Can we improve them like so?:
target_col = 'Amount' y = df[target_col].tolist() X = df.copy().drop(target_col, axis=1)
Much cleaner, in my opinion and you don't subject your reviewer to reading a hundred or so column names.
2.4 Code Optimisation - Serialization
Serialization is converting a Python object into a byte stream. Pickle files are the standard option. Two really simple rules to follow here:
- Serialize large dataframes into pickle files for faster read times
- Serialize machine learning models for reproducability
We can use the joblib package for this. An example:
import joblib # Storing dataframe as pickle file joblib.dump(df, 'df.pkl') # Storing model as pickle file joblib.dump(model, 'model.pkl')
3. Mega Flexes
3.1 Statistical Thinking - Interpret open ended exercises to your advantage
Sometimes, if you are very lucky, you do get open ended exercises where you are free to explore any and all options available. Take the case of a problem statement like so:
You are given a Retail Dataset. Develop a model to Predict Sales Next Month and "why" you chose that model? Generate Forecast for 3 months based on best selected model.
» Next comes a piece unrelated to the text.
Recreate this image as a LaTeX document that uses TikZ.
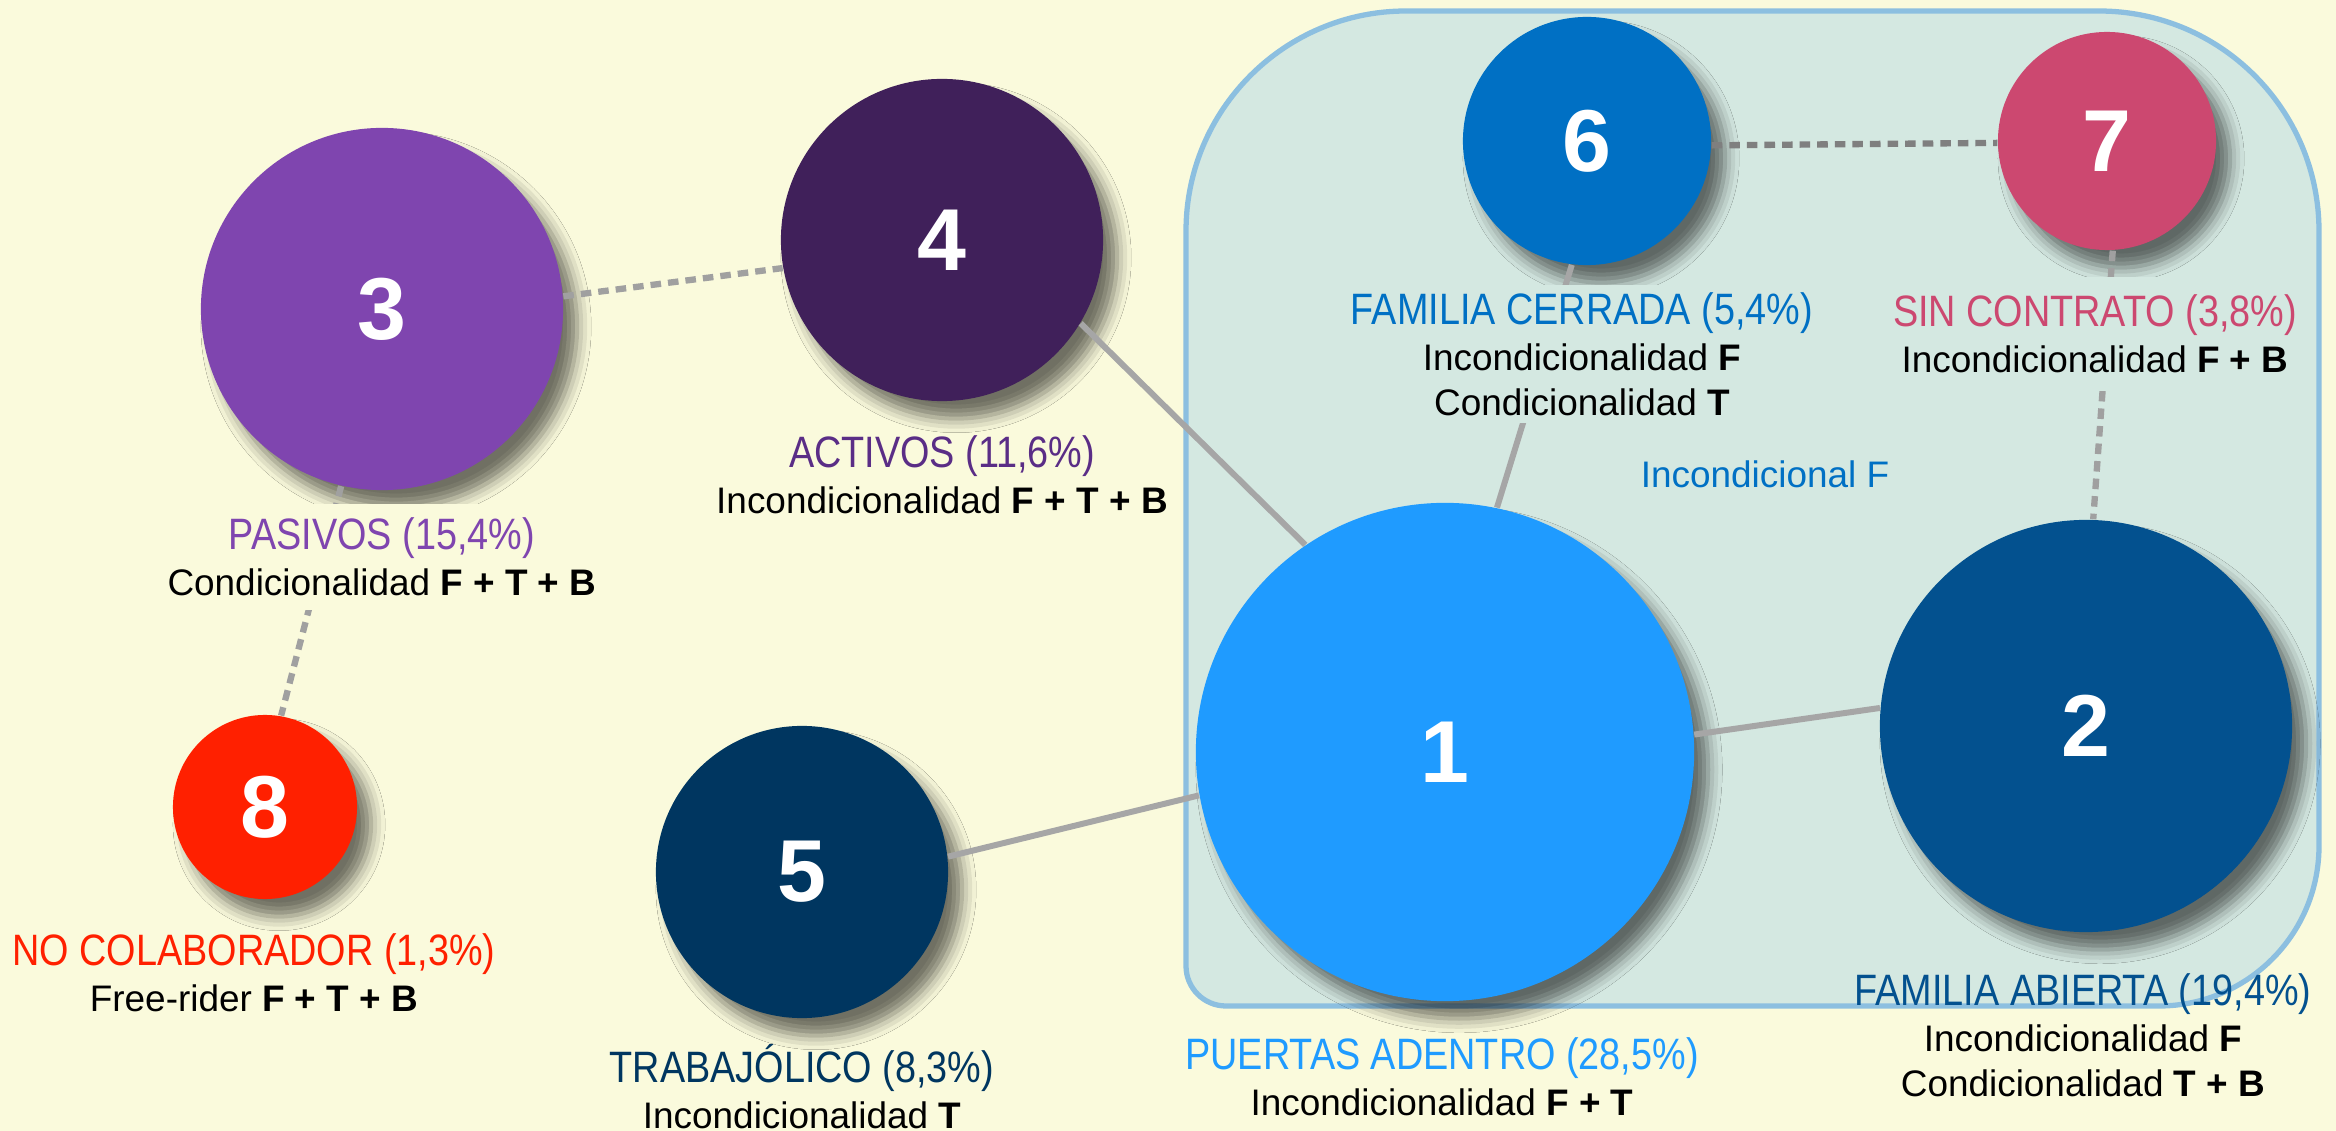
\documentclass[tikz,border=0pt]{standalone}
\usepackage{fontspec}
\setmainfont{Liberation Sans}
\newfontfamily\titfont{Liberation Sans}[FakeStretch=0.86]
\usepackage{tikz}
\usetikzlibrary{
  positioning,
  shadows.blur,
  }
\definecolor{fondo}{HTML}{FAFADC}
\definecolor{caja}{HTML}{D4E8E1}
\definecolor{borde}{HTML}{8CBFE0}
\definecolor{linea}{HTML}{A6A6A6}
\definecolor{puntos}{HTML}{A0A0A0}
\definecolor{puntososc}{HTML}{7F7F7F}
\definecolor{azulclaro}{HTML}{1F9BFF}
\definecolor{azulabierta}{HTML}{03518F}
\definecolor{lilapasivo}{HTML}{7F45AF}
\definecolor{moradoactivo}{HTML}{40205A}
\definecolor{textoactivo}{HTML}{5A2D86}
\definecolor{marinotrab}{HTML}{003660}
\definecolor{azulcerrada}{HTML}{0070C4}
\definecolor{rosacontrato}{HTML}{CC4870}
\definecolor{rojonocol}{HTML}{FF2000}
\newcommand{\titulo}[2]{{\color{#1}\titfont\fontsize{12.5}{13}\selectfont #2}}

\begin{document}
\begin{tikzpicture}[x=0.01cm, y=-0.01cm,
    bola/.style={circle, text=white, font=\bfseries\fontsize{25}{30}\selectfont,
      blur shadow={shadow xshift=4pt, shadow yshift=-5pt, shadow blur radius=4pt, shadow opacity=55}},
    conector/.style={draw=linea, line width=1.7pt},
    punteado/.style={draw=puntos, line width=1.8pt, dash pattern=on 3pt off 2pt},
    etiqueta/.style={align=center, inner sep=2pt, font=\fontsize{10.5}{13}\selectfont}]
  \fill[fondo] (0,0) rectangle (2336,1131);
  \useasboundingbox (0,0) rectangle (2336,1131);
  % caja del grupo F
  \draw[draw=borde, fill=caja, line width=1.5pt] (1186,500) [rounded corners=2.2cm] -- (1186,11)
    -- (1750,11) -- (2319,11) -- (2319,600) [rounded corners=1.6cm] -- (2319,1006)
    -- (1600,1006) [rounded corners=0.4cm] -- (1186,1006) -- cycle;

  \node[bola, fill=lilapasivo, minimum size=3.62cm] (c3) at (382,309) {3};
  \node[bola, fill=moradoactivo, minimum size=3.22cm] (c4) at (942,240) {4};
  \node[bola, fill=azulcerrada, minimum size=2.48cm] (c6) at (1587,141) {6};
  \node[bola, fill=rosacontrato, minimum size=2.18cm] (c7) at (2107,141) {7};
  \node[bola, fill=azulclaro, minimum size=4.98cm] (c1) at (1445,752) {1};
  \node[bola, fill=azulabierta, minimum size=4.12cm] (c2) at (2086,726) {2};
  \node[bola, fill=marinotrab, minimum size=2.92cm] (c5) at (802,872) {5};
  \node[bola, fill=rojonocol, minimum size=1.84cm] (c8) at (265,807) {8};

  \draw[conector] (c4.-31) -- (c1.124);
  \draw[conector] (c5.6) -- (c1.190);
  \draw[conector] (c1.4) -- (c2.175);
  \draw[conector] (c6.-97) -- (c1.78);
  \draw[punteado] (c3.4) -- (c4.190);
  \draw[punteado] (c3.257) -- (c8.80);
  \draw[punteado, draw=puntososc] (c6.-2) -- (c7.181);
  \draw[punteado] (c7.-87) -- (c2.88);

  \node[etiqueta, below=0.12cm of c3, fill=fondo, inner ysep=4pt] (t3)
    {\titulo{lilapasivo}{PASIVOS (15,4\%)}\\Condicionalidad \textbf{F + T + B}};
  \node[etiqueta, below=0.26cm of c4] (t4)
    {\titulo{textoactivo}{ACTIVOS (11,6\%)}\\Incondicionalidad \textbf{F + T + B}};
  \node[etiqueta, below=0.19cm of c6, xshift=-0.05cm, fill=caja] (t6)
    {\titulo{azulcerrada}{FAMILIA CERRADA (5,4\%)}\\Incondicionalidad \textbf{F}\\Condicionalidad \textbf{T}};
  \node[etiqueta, below=0.26cm of c7, xshift=-0.12cm, fill=caja, inner ysep=5pt] (t7)
    {\titulo{rosacontrato}{SIN CONTRATO (3,8\%)}\\Incondicionalidad \textbf{F + B}};
  \node[etiqueta, below=0.26cm of c8, xshift=-0.11cm] (t8)
    {\titulo{rojonocol}{NO COLABORADOR (1,3\%)}\\Free-rider \textbf{F + T + B}};
  \node[etiqueta, below=0.18cm of c5] (t5)
    {\titulo{marinotrab}{TRABAJÓLICO (8,3\%)}\\Incondicionalidad \textbf{T}};
  \node[etiqueta, below=0.28cm of c1, xshift=-0.03cm] (t1)
    {\titulo{azulclaro}{PUERTAS ADENTRO (28,5\%)}\\Incondicionalidad \textbf{F + T}};
  \node[etiqueta, below=0.33cm of c2, xshift=-0.03cm] (t2)
    {\titulo{azulabierta}{FAMILIA ABIERTA (19,4\%)}\\Incondicionalidad \textbf{F}\\Condicionalidad \textbf{T + B}};
  \node[text=azulcerrada, font=\fontsize{10.5}{13}\selectfont] (nota) at (1765,474) {Incondicional F};
\end{tikzpicture}
\end{document}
I can confidently say, most of the candidates will jump on the Time Series bandwagon just seeing the word forecast in there. Not to say that it is wrong, but is it the only option? Consider transforming this into a supervised regression problem and explore the regressors. If framing the problem in a supervised regression context is deemed appropriate after testing and cross validation, then you sir have flexed hard on your reviewer! While this is only an example, you are free to interpret any open ended problem statements in your own way.
Kindly have a look at Jason Brownlee's excellent article on how to transform a time series problem into a supervised learning problem here.
3.2 Statistical Thinking - Exploring categorical encoders
Most candidates spend a lot of time on trying out different models while spending little to no time on encoding techniques other than OneHotEncoder() or pd.get_dummies(). There are other methods of encoding categorical features. I especially recommend the Weight of Evidence technique. You can find an excellent article here regarding this. The python package having different categorical encoders can be found here.
3.3 Decision Making - Solution Writeup
If by reading your analysis/code, the reviewer is not convinced of the decisions you took while approaching the problem, consider writing an additional notebook/markdown file documenting your decisions.
The above screenshot is of a coding exercise I had done a few years back. As you can see, every decision regarding the data and the models has been documented.
While there are more ways in which your work would stand out from the rest (pipelines, multiprocessing etc), these should be enough to to establish your prowess as Lord Flexenor of candidates and earn your way to a callback! Good Luck!